間もなく日本にデフレが訪れる。こう書くと「縁起でもない」「占い師気取りか」と怒られそうだ。しかし経済指標はそれを暗示している。例えば、7月上旬に発表された2016年5月の消費者物価指数(コアCPI)は、前年同月比で0.4%低下。3カ月連続の下落で、マイナス幅も拡大している。追いかけるように発表された2016年度経済成長率の政府見通しは、当初から半減し、実質0.9%に下方修正された。

 理由は様々だろう。世界経済の不安定化により、ドル円に限らず多くの通貨に対する円高の進展、量的緩和の効果の低下、そして社会保障などの将来への不安など。様々な要因で消費低迷を説明できる状況なのは明らかだ。

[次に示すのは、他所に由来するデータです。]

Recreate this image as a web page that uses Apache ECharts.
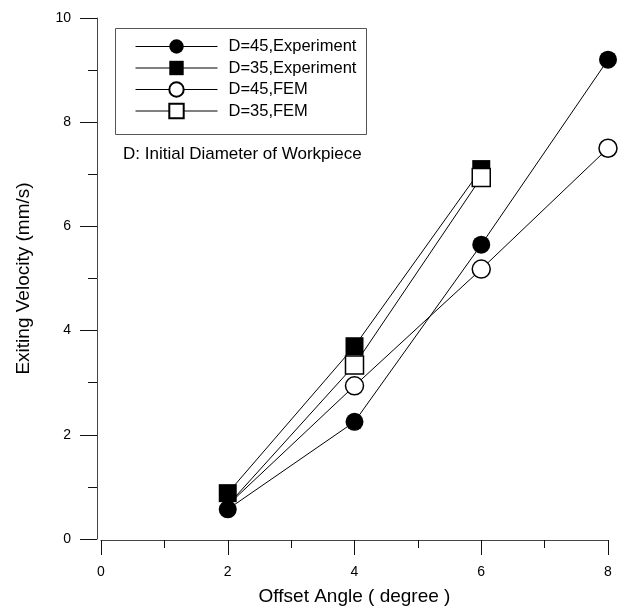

 こうした数値の発表を待つまでもなく、現場に敏感な事業者は、既にデフレの再来に備えた準備を進めている。飲食や衣料などの大手事業者は、これまでの価格単価引き上げ策から一転し、今年度下期からは「お手頃感」を打ち出した価格戦略にかじを切ろうとしている。筆者もこうした事業者や資本市場関係者と話をしているが、総じて「少なくとも年末まで個人消費は低調、その先は正直見通せず」という。

直近の先例が役立たない

 では、通信業界にはどのような影響が及ぶのだろうか。それには過去の先例を見てみるといい。先ほどのコアCPIを振り返る限り、日本がデフレど真ん中だった直近は、2008年から2013年頃。年次を振り返ってみると、通信業界に従事している方なら、あることに気がつくだろう。通信業界に関しては、直近の経験はあまり役に立ちそうにないのだ。

 なにしろ、初代iPhoneが発表されたのが2007年。翌年には日本に上陸し、Androidも含めたその後の爆発的な普及はご記憶の通り。